Start Excerpted data

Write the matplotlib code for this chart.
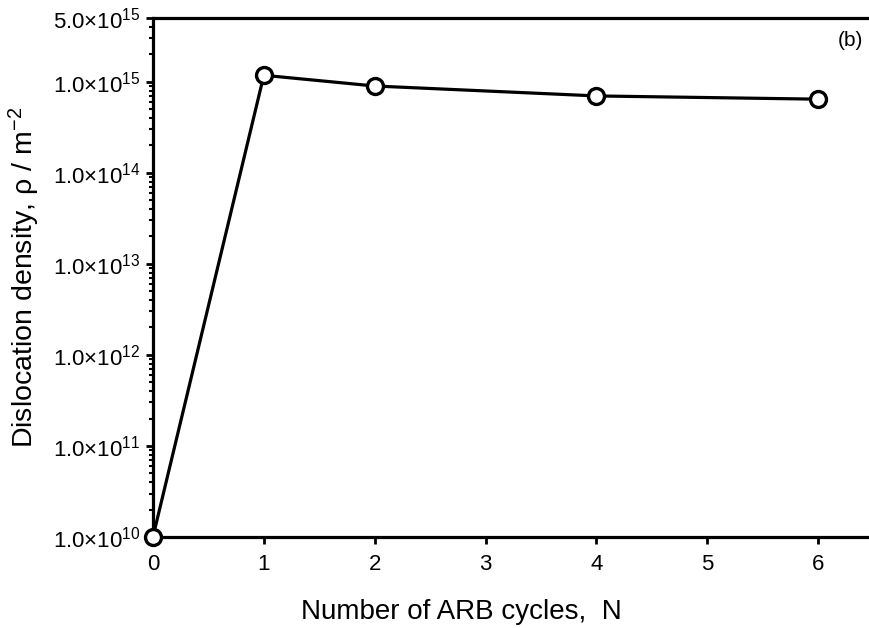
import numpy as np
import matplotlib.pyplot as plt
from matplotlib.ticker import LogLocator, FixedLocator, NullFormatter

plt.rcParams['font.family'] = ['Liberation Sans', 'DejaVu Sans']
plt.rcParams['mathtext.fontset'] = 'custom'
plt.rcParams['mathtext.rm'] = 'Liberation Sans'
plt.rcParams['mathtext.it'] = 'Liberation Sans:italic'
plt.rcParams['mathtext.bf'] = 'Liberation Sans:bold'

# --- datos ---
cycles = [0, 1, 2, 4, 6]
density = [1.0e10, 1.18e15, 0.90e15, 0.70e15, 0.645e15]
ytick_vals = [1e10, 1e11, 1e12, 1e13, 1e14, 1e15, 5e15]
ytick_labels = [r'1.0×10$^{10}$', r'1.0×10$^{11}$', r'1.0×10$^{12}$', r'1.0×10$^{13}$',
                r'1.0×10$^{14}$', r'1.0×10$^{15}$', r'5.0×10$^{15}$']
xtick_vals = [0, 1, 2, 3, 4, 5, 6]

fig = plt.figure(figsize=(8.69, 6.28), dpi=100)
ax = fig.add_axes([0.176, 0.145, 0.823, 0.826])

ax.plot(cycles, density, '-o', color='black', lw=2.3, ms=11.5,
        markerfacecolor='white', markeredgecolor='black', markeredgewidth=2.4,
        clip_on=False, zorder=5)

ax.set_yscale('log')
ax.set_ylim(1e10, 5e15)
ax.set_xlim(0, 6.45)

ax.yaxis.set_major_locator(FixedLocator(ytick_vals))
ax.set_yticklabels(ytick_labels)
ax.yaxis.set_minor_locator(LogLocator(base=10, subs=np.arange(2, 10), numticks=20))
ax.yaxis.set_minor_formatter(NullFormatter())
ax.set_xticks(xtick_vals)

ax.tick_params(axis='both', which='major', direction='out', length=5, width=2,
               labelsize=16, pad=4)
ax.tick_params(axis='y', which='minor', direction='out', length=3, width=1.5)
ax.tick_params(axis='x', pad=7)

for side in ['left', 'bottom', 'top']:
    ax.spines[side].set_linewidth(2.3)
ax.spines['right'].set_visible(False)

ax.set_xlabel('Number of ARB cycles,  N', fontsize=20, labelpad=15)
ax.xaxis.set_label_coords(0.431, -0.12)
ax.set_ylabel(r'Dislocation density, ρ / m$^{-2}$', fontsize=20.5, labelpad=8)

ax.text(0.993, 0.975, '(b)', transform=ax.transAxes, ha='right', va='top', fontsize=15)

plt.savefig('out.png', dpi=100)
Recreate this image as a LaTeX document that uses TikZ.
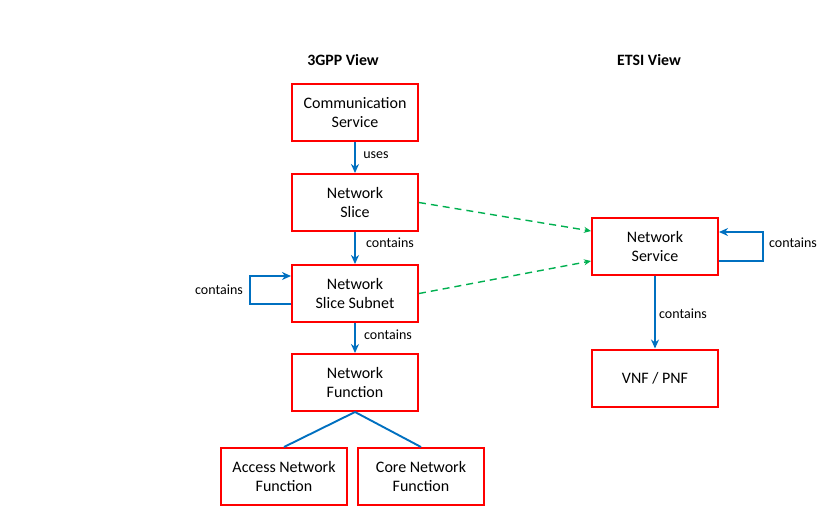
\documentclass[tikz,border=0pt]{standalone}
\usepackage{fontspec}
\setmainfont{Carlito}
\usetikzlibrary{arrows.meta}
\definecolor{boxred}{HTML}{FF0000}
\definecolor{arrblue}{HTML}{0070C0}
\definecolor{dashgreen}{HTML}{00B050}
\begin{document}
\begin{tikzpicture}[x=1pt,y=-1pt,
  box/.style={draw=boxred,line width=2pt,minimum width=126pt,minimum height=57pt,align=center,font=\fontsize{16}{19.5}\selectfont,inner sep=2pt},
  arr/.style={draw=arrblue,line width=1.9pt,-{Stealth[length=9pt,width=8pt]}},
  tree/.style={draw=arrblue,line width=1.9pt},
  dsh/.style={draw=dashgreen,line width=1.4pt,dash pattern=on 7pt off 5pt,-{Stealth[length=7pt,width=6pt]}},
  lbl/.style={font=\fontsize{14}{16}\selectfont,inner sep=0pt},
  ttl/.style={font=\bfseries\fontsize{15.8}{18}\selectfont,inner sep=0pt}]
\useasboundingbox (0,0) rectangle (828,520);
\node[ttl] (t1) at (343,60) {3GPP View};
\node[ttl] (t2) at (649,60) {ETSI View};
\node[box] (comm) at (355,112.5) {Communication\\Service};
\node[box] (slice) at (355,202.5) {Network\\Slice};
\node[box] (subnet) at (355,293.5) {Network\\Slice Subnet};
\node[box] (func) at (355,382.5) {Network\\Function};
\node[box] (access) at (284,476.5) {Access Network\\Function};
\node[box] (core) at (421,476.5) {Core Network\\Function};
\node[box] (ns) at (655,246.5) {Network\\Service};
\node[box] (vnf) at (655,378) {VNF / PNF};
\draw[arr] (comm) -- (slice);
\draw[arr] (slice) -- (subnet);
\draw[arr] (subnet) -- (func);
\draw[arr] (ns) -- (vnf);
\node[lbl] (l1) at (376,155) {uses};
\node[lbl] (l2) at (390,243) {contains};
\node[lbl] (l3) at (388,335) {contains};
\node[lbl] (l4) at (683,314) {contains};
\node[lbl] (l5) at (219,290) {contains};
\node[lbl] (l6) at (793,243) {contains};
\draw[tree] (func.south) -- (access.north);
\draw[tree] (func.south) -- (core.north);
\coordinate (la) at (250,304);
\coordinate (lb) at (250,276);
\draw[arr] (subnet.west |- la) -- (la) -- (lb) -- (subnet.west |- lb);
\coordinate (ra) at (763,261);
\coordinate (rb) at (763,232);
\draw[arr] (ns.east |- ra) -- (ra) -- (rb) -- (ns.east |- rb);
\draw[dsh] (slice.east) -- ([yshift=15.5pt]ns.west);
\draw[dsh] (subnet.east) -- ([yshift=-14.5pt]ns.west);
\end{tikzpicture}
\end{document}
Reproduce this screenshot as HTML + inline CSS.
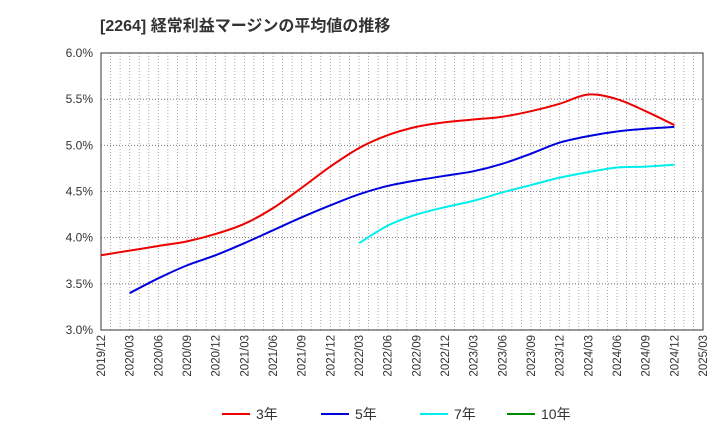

End Excerpted data

* _Stated goal_: Copy each line exactly, and leave the pictures out of your copy.

* _Finished exercise_:
Write the matplotlib code for this chart.
import numpy as np
import matplotlib.pyplot as plt
from matplotlib.ticker import LogLocator, FixedLocator, NullFormatter

plt.rcParams['font.family'] = ['Liberation Sans', 'DejaVu Sans']
plt.rcParams['mathtext.fontset'] = 'custom'
plt.rcParams['mathtext.rm'] = 'Liberation Sans'
plt.rcParams['mathtext.it'] = 'Liberation Sans:italic'
plt.rcParams['mathtext.bf'] = 'Liberation Sans:bold'

# --- datos ---
cycles = [0, 1, 2, 4, 6]
density = [1.0e10, 1.18e15, 0.90e15, 0.70e15, 0.645e15]
ytick_vals = [1e10, 1e11, 1e12, 1e13, 1e14, 1e15, 5e15]
ytick_labels = [r'1.0×10$^{10}$', r'1.0×10$^{11}$', r'1.0×10$^{12}$', r'1.0×10$^{13}$',
                r'1.0×10$^{14}$', r'1.0×10$^{15}$', r'5.0×10$^{15}$']
xtick_vals = [0, 1, 2, 3, 4, 5, 6]

fig = plt.figure(figsize=(8.69, 6.28), dpi=100)
ax = fig.add_axes([0.176, 0.145, 0.823, 0.826])

ax.plot(cycles, density, '-o', color='black', lw=2.3, ms=11.5,
        markerfacecolor='white', markeredgecolor='black', markeredgewidth=2.4,
        clip_on=False, zorder=5)

ax.set_yscale('log')
ax.set_ylim(1e10, 5e15)
ax.set_xlim(0, 6.45)

ax.yaxis.set_major_locator(FixedLocator(ytick_vals))
ax.set_yticklabels(ytick_labels)
ax.yaxis.set_minor_locator(LogLocator(base=10, subs=np.arange(2, 10), numticks=20))
ax.yaxis.set_minor_formatter(NullFormatter())
ax.set_xticks(xtick_vals)

ax.tick_params(axis='both', which='major', direction='out', length=5, width=2,
               labelsize=16, pad=4)
ax.tick_params(axis='y', which='minor', direction='out', length=3, width=1.5)
ax.tick_params(axis='x', pad=7)

for side in ['left', 'bottom', 'top']:
    ax.spines[side].set_linewidth(2.3)
ax.spines['right'].set_visible(False)

ax.set_xlabel('Number of ARB cycles,  N', fontsize=20, labelpad=15)
ax.xaxis.set_label_coords(0.431, -0.12)
ax.set_ylabel(r'Dislocation density, ρ / m$^{-2}$', fontsize=20.5, labelpad=8)

ax.text(0.993, 0.975, '(b)', transform=ax.transAxes, ha='right', va='top', fontsize=15)

plt.savefig('out.png', dpi=100)
Recreate this image as a LaTeX document that uses TikZ.
\documentclass[tikz,border=0pt]{standalone}
\usepackage{fontspec}
\setmainfont{Carlito}
\usetikzlibrary{arrows.meta}
\definecolor{boxred}{HTML}{FF0000}
\definecolor{arrblue}{HTML}{0070C0}
\definecolor{dashgreen}{HTML}{00B050}
\begin{document}
\begin{tikzpicture}[x=1pt,y=-1pt,
  box/.style={draw=boxred,line width=2pt,minimum width=126pt,minimum height=57pt,align=center,font=\fontsize{16}{19.5}\selectfont,inner sep=2pt},
  arr/.style={draw=arrblue,line width=1.9pt,-{Stealth[length=9pt,width=8pt]}},
  tree/.style={draw=arrblue,line width=1.9pt},
  dsh/.style={draw=dashgreen,line width=1.4pt,dash pattern=on 7pt off 5pt,-{Stealth[length=7pt,width=6pt]}},
  lbl/.style={font=\fontsize{14}{16}\selectfont,inner sep=0pt},
  ttl/.style={font=\bfseries\fontsize{15.8}{18}\selectfont,inner sep=0pt}]
\useasboundingbox (0,0) rectangle (828,520);
\node[ttl] (t1) at (343,60) {3GPP View};
\node[ttl] (t2) at (649,60) {ETSI View};
\node[box] (comm) at (355,112.5) {Communication\\Service};
\node[box] (slice) at (355,202.5) {Network\\Slice};
\node[box] (subnet) at (355,293.5) {Network\\Slice Subnet};
\node[box] (func) at (355,382.5) {Network\\Function};
\node[box] (access) at (284,476.5) {Access Network\\Function};
\node[box] (core) at (421,476.5) {Core Network\\Function};
\node[box] (ns) at (655,246.5) {Network\\Service};
\node[box] (vnf) at (655,378) {VNF / PNF};
\draw[arr] (comm) -- (slice);
\draw[arr] (slice) -- (subnet);
\draw[arr] (subnet) -- (func);
\draw[arr] (ns) -- (vnf);
\node[lbl] (l1) at (376,155) {uses};
\node[lbl] (l2) at (390,243) {contains};
\node[lbl] (l3) at (388,335) {contains};
\node[lbl] (l4) at (683,314) {contains};
\node[lbl] (l5) at (219,290) {contains};
\node[lbl] (l6) at (793,243) {contains};
\draw[tree] (func.south) -- (access.north);
\draw[tree] (func.south) -- (core.north);
\coordinate (la) at (250,304);
\coordinate (lb) at (250,276);
\draw[arr] (subnet.west |- la) -- (la) -- (lb) -- (subnet.west |- lb);
\coordinate (ra) at (763,261);
\coordinate (rb) at (763,232);
\draw[arr] (ns.east |- ra) -- (ra) -- (rb) -- (ns.east |- rb);
\draw[dsh] (slice.east) -- ([yshift=15.5pt]ns.west);
\draw[dsh] (subnet.east) -- ([yshift=-14.5pt]ns.west);
\end{tikzpicture}
\end{document}
Reproduce this screenshot as HTML + inline CSS.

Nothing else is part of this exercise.